I am using pre-created spark context to submit the job via spark job server api , also Built In Spark Job server has a limit of submitting 8 spark at once in parallel and it start rejecting the job as soon as the more jobs are getting submitted.
I need a mechanism in which my spark job should only process 4 job at any moment of time and rest of the spark job should remain in queue till the time any of the spark job is fixed and we have slot available for it to process.
How can I acheive this on DSE Cassandra with Spark built in or In normal spark way ?
I am not aware about how put a queuing mechanism on spark cluster and how can I control with different parameter.
DSE spark have its own resource manager and doesn't have any MESOS or YARN functionality thorugh which i guess we can submit the job to a particular queue.
DataStax Enterprise (DSE) ships with open-source Spark Job Server for clusters running with the DSE Analytics workload. Specifically, DSE 6.8.12 ships with Spark Job Server v0.8.0.
The queueing mechanism you've asked for is not a feature available in the Job Server.

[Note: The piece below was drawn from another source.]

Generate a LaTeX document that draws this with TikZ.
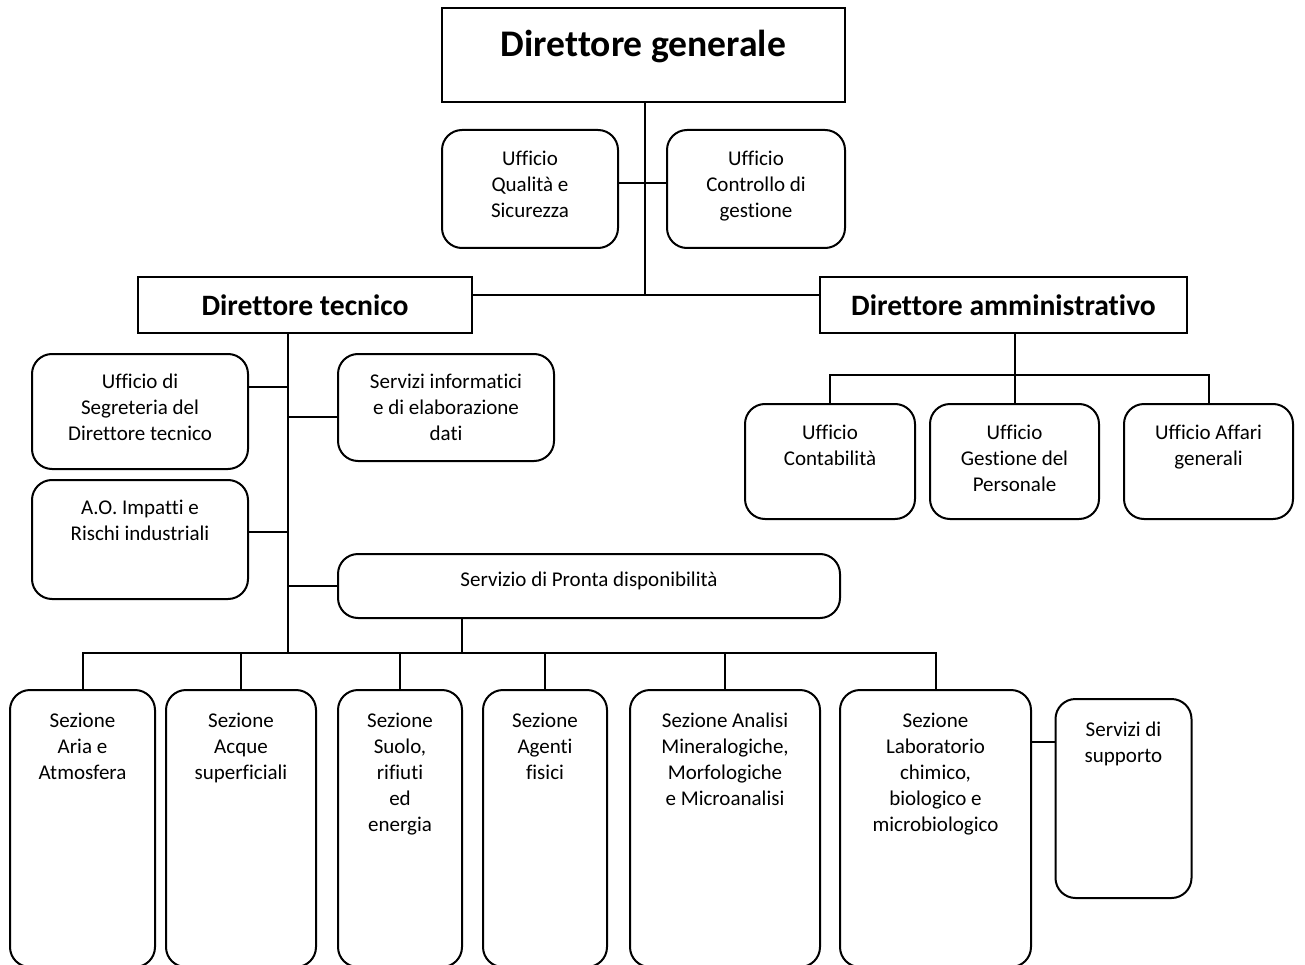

In any case, the Job Server simply provides a REST API for submitting jobs to a Spark cluster. It is the Spark master's role to coordinate and manage Spark applications, requesting resources (CPUs, memory) from Spark worker nodes to execute jobs.
If there are insufficient resources available (not enough CPUs, memory, or both) then the submitted Spark application will wait in the queue until resources become available.
If you think that Spark applications are taking up too much memory or CPUs on a node, consider lowering the amount of resources available to worker nodes by setting the relevant Spark worker options in
dse.yaml. For details, see Configuring Spark nodes in DataStax Enterprise. Cheers!